Frieda's Inc.
- Company type: Privately owned
- Industry: Foods
- Founded: 1962
- Headquarters: Los Alamitos, California, United States of America
- Key people: Frieda Caplan, Karen Caplan, Jackie Caplan Wiggins
- Products: Fruit, vegetables, gourmet items
- Website: Official website

= Frieda's Inc. =

American Company

Frieda’s Inc. is a privately owned company, based in Los Alamitos, California, which markets and distributes specialty produce.

It was founded in 1962 by Frieda Rapoport Caplan. It was the first wholesale produce company in the United States to be founded, owned, and operated by a woman. Caplan died on January 18, 2020, at the age of 96.

Frieda's Inc. is credited with introducing many produce items to the U.S. including the kiwifruit, alfalfa sprouts, spaghetti squash, jicama, shallots, mangos, Donut® peaches, and various Asian and Latin specialties.

==History==
In 1956, Frieda Caplan first worked as a bookkeeper at Giumarra Bros. Fruit Co. Later on, she began selling Brown Mushrooms, which were a specialty item in those days.

After the success of selling mushrooms, Caplan opened her own company in 1962 with mushrooms as the primary item. She started with a small stand at the Los Angeles wholesale produce market.

Once titled the “Queen of Kiwi,” Caplan gained international recognition from bringing the Kiwifruit to the United States. This fruit was discovered in New Zealand and originally known as "Chinese gooseberries". Although some in the U.S.A. believe Caplan renamed this fruit after the country's flightless bird, the Kiwi, the name was actually proposed by New Zealander Jack Turner in June 1959 at a management meeting of Turners and Growers in Auckland, New Zealand. She convinced California growers to plant the fruit and soon California had more than 700 Kiwifruit growers. She played a key role in popularizing Kiwifruit in the United States by convincing supermarket produce managers to carry the odd-looking fruit.

Caplan's elder daughter, Karen Caplan, was promoted to President and CEO in 1986. That same year the company had annual sales of $US13 million. Jackie Caplan Wiggins, Frieda's younger daughter, serves as Vice President and Business Chief Operating Officer. In 1990, Karen Caplan and Jackie Caplan Wiggins became owners of Frieda's, Inc. In that same year, the name of the company changed from Frieda’s Finest/Produce Specialties Inc. to Frieda’s Inc. As of 2019 one of Karen Caplan's daughters, Alex Jackson, joined the firm as a sales manager.

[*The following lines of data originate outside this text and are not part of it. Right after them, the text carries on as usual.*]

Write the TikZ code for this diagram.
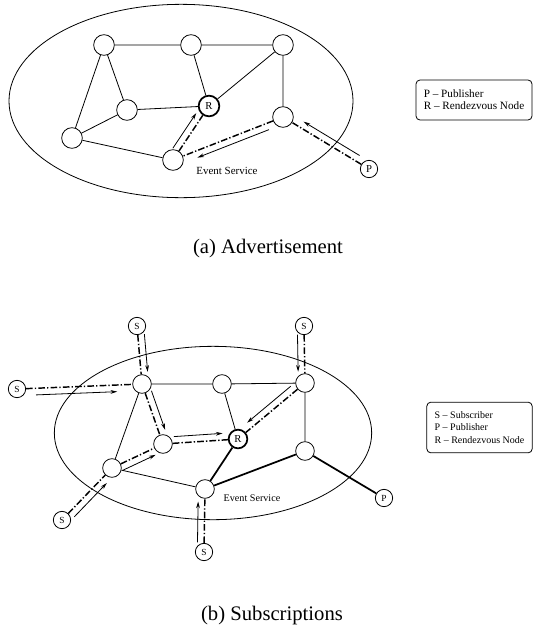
\documentclass[tikz,border=0pt]{standalone}
\usepackage{fontspec}
\setmainfont{Liberation Serif}
\usetikzlibrary{calc,arrows.meta}
\tikzset{
  peer/.style={draw, circle, minimum size=15.5pt, inner sep=0pt, line width=0.6pt, font=\fontsize{8}{9}\selectfont},
  client/.style={peer, minimum size=13pt},
  rendezvous/.style={peer, line width=1.3pt},
  link/.style={line width=0.6pt},
  heavylink/.style={line width=1.3pt},
  dashdot/.style={line width=1.1pt, dash pattern=on 5pt off 1.6pt on 1pt off 1.6pt},
  msgarrow/.style={line width=0.6pt, -{Stealth[length=5pt,width=2.8pt]}},
  legendbox/.style={draw, rounded corners=3pt, align=left, line width=0.6pt, inner sep=0pt},
  caption/.style={font=\fontsize{15.5}{18}\selectfont},
}
% dash-dot route with a parallel message arrow beside it
\newcommand{\route}[3]{%
  \draw[dashdot] (#1) -- (#2);
  \draw[msgarrow] ($(#1)!0.15!(#2)!5pt!#3:(#2)$) -- ($(#1)!0.8!(#2)!5pt!#3:(#2)$);
}

\begin{document}
\begin{tikzpicture}[x=0.75pt, y=-0.75pt]
    \useasboundingbox (0,0) rectangle (533,625);

    % TOP: Advertisement
    \draw[link] (181,101) ellipse [x radius=129pt, y radius=72.5pt];
    \node[peer] (aTL) at (104,45) {};
    \node[peer] (aTM) at (191,45) {};
    \node[peer] (aTR) at (283,45) {};
    \node[peer] (aML) at (127,110) {};
    \node[rendezvous] (aRV) at (209,106) {R};
    \node[peer] (aMR) at (283,117) {};
    \node[peer] (aLL) at (72,138) {};
    \node[peer] (aBM) at (173,160) {};
    \node[client] (aP) at (369,169) {P};
    % Overlay links
    \draw[link] (aTL) -- (aTM) (aTM) -- (aTR) (aTL) -- (aLL) (aTL) -- (aML);
    \draw[link] (aML) -- (aRV) (aML) -- (aLL) (aLL) -- (aBM);
    \draw[link] (aTM) -- (aRV) (aTR) -- (aRV) (aTR) -- (aMR);
    % Advertisement path
    \route{aP}{aMR}{-90}
    \route{aMR}{aBM}{90}
    \route{aBM}{aRV}{90}
    \node[font=\fontsize{8.2}{10}\selectfont] (aES) at (227,171) {Event Service};
    \node[legendbox, minimum width=87pt, minimum height=30pt, font=\fontsize{8.4}{9}\selectfont] (aKey) at (474,100)
        {P -- Publisher\\R -- Rendezvous Node};
    \node[caption] (aCap) at (268,249) {(a) Advertisement};

    % BOTTOM: Subscriptions
    \draw[link] (213,433) ellipse [x radius=119pt, y radius=65pt];
    \begin{scope}[peer/.append style={minimum size=14pt}, client/.style={peer, minimum size=13pt, font=\fontsize{7}{8}\selectfont}]
    \node[peer] (bTL) at (142,384) {};
    \node[peer] (bTM) at (222,384) {};
    \node[peer] (bTR) at (305,383) {};
    \node[peer] (bML) at (163,444) {};
    \node[rendezvous] (bRV) at (238,439) {R};
    \node[peer] (bMR) at (305,451) {};
    \node[peer] (bLL) at (112,468) {};
    \node[peer] (bBM) at (205,489) {};
    \node[client] (bP) at (384,498) {P};
    \node[client] (bS1) at (137,326) {S};
    \node[client] (bS2) at (304,326) {S};
    \node[client] (bS3) at (17,389) {S};
    \node[client] (bS4) at (62,520) {S};
    \node[client] (bS5) at (204,552) {S};
    \end{scope}
    % Overlay links
    \draw[link] (bTL) -- (bTM) (bTM) -- (bTR) (bTL) -- (bLL);
    \draw[link] (bLL) -- (bBM) (bTM) -- (bRV) (bTR) -- (bMR);
    % Delivery tree towards the publisher
    \draw[heavylink] (bRV) -- (bBM) (bBM) -- (bMR) (bMR) -- (bP);
    % Subscription paths
    \route{bS1}{bTL}{90}
    \route{bS3}{bTL}{-90}
    \route{bTL}{bML}{90}
    \route{bLL}{bML}{-90}
    \route{bS4}{bLL}{-90}
    \route{bML}{bRV}{90}
    \route{bTR}{bRV}{-90}
    \route{bS2}{bTR}{-90}
    \route{bS5}{bBM}{90}
    \node[font=\fontsize{7.6}{9}\selectfont] (bES) at (252,498) {Event Service};
    \node[legendbox, minimum width=79pt, minimum height=38pt, font=\fontsize{7.5}{9.4}\selectfont] (bKey) at (479.5,427.5)
        {S -- Subscriber\\P -- Publisher\\R -- Rendezvous Node};
    \node[caption] (bCap) at (272,616) {(b) Subscriptions};
\end{tikzpicture}
\end{document}
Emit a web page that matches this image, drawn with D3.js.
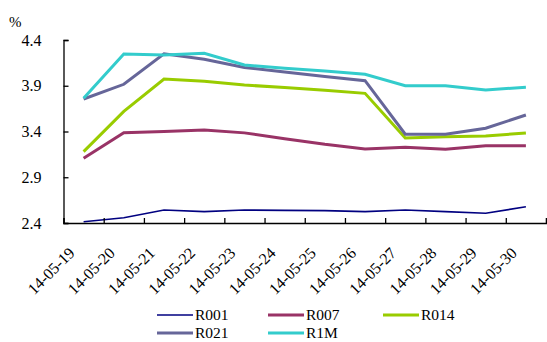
<!DOCTYPE html>
<html>
<head>
<meta charset="utf-8">
<script src="https://cdn.jsdelivr.net/npm/d3@7"></script>
<style>
  html, body { margin: 0; padding: 0; background: #fff; }
  svg { display: block; }
  svg text { font-family: "Liberation Serif", "Times New Roman", Times, serif; fill: #000; }
</style>
</head>
<body>
<svg id="chart" width="547" height="342"></svg>
<script>
// Daily repo fixing rates, %
const dates = ["14-05-19", "14-05-20", "14-05-21", "14-05-22", "14-05-23", "14-05-24",
               "14-05-25", "14-05-26", "14-05-27", "14-05-28", "14-05-29", "14-05-30"];
const r001 = [2.414, 2.458, 2.542, 2.524, 2.542, 2.538, 2.535, 2.524, 2.542, 2.524, 2.506, 2.578];
const r007 = [3.107, 3.387, 3.400, 3.416, 3.385, 3.320, 3.260, 3.210, 3.227, 3.205, 3.245, 3.245];
const r014 = [3.180, 3.620, 3.974, 3.950, 3.908, 3.880, 3.850, 3.817, 3.329, 3.343, 3.350, 3.384];
const r021 = [3.755, 3.916, 4.250, 4.190, 4.100, 4.050, 4.000, 3.955, 3.370, 3.370, 3.435, 3.580];
const r1m  = [3.763, 4.247, 4.236, 4.255, 4.127, 4.090, 4.060, 4.025, 3.900, 3.900, 3.854, 3.883];
const yTicks = [2.4, 2.9, 3.4, 3.9, 4.4];

const seriesNames = ["R001", "R007", "R014", "R021", "R1M"];
const seriesValues = [r001, r007, r014, r021, r1m];
const seriesColors = ["#000080", "#993366", "#99CC00", "#666699", "#33CCCC"];
const seriesWidths = [1.6, 3, 3, 3, 3];

const svg = d3.select("#chart");
const plotLeft = 63.5, plotRight = 546, plotTop = 40, plotBottom = 223;

const x = d3.scalePoint().domain(dates).range([plotLeft, plotRight]).padding(0.5);
const xEdges = d3.scaleLinear().domain([0, dates.length]).range([plotLeft, plotRight]);
const y = d3.scaleLinear().domain([2.4, 4.4]).range([plotBottom, plotTop]);

// Lines
const line = d3.line().x((d, i) => x(dates[i])).y(d => y(d));
seriesValues.forEach((vals, k) => {
  svg.append("path")
    .datum(vals)
    .attr("d", line)
    .attr("fill", "none")
    .attr("stroke", seriesColors[k])
    .attr("stroke-width", seriesWidths[k])
    .attr("stroke-linejoin", "miter");
});

// Y axis with inward ticks
const yAxis = svg.append("g")
  .attr("transform", `translate(${plotLeft},0)`)
  .call(d3.axisLeft(y).tickValues(yTicks).tickSize(-5).tickPadding(22).tickFormat(d3.format(".1f")));
yAxis.selectAll("text").style("font-size", "16px");
yAxis.select(".domain").attr("stroke", "#000").attr("stroke-width", 1.3);
yAxis.selectAll(".tick line").attr("stroke", "#000").attr("stroke-width", 1.3);

// X axis: tick marks on category boundaries, pointing up
const xAxis = svg.append("g")
  .attr("transform", `translate(0,${plotBottom})`)
  .call(d3.axisBottom(xEdges).tickValues(d3.range(dates.length + 1)).tickSize(-5).tickFormat(""));
xAxis.select(".domain").attr("stroke", "#000").attr("stroke-width", 1.3);
xAxis.selectAll(".tick line").attr("stroke", "#000").attr("stroke-width", 1.3);

// Rotated category labels
svg.append("g").selectAll("text")
  .data(dates)
  .join("text")
  .attr("transform", d => `translate(${x(d) - 8},${plotBottom + 31}) rotate(-45)`)
  .attr("text-anchor", "end")
  .style("font-size", "16px")
  .text(d => d);

// Unit label
svg.append("text")
  .attr("x", 9).attr("y", 27)
  .style("font-size", "15px")
  .text("%");

// Legend
const legendPos = [
  { lx: 157, ly: 315 }, { lx: 268, ly: 315 }, { lx: 383, ly: 315 },
  { lx: 157, ly: 333 }, { lx: 268, ly: 333 }
];
const legend = svg.append("g");
seriesNames.forEach((name, k) => {
  const p = legendPos[k];
  legend.append("line")
    .attr("x1", p.lx).attr("x2", p.lx + 36)
    .attr("y1", p.ly).attr("y2", p.ly)
    .attr("stroke", seriesColors[k])
    .attr("stroke-width", seriesWidths[k]);
  legend.append("text")
    .attr("x", p.lx + 38).attr("y", p.ly + 5.2)
    .style("font-size", "15.5px")
    .text(name);
});
</script>
</body>
</html>
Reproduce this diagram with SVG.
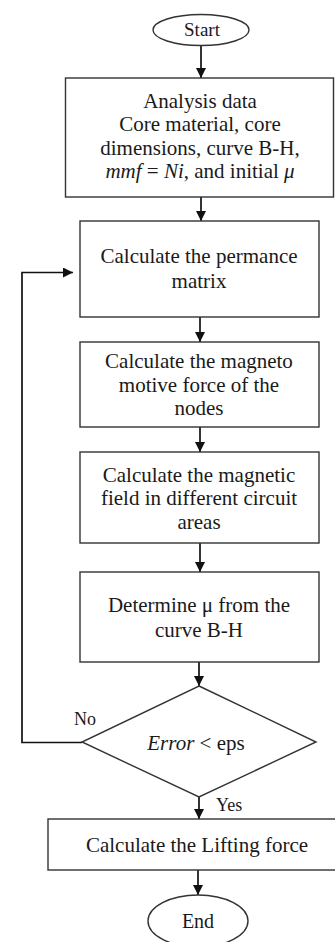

In 2015, the film Fear No Fruit was released. The film chronicles Caplan's influence on American cuisine.

==Products==
Frieda's Inc. distributes more than 600 exotic produce and specialty gourmet items to grocery stores and foodservice distributors. Hundreds of the products are labeled with detailed descriptions, usage and handling tips, and offers for free recipes via mail or email. Frieda's, Inc. has a 100% customer satisfaction guarantee.

For every consumer complaint, the company will issue a full refund, plus postage to any customer who is dissatisfied with Frieda's products.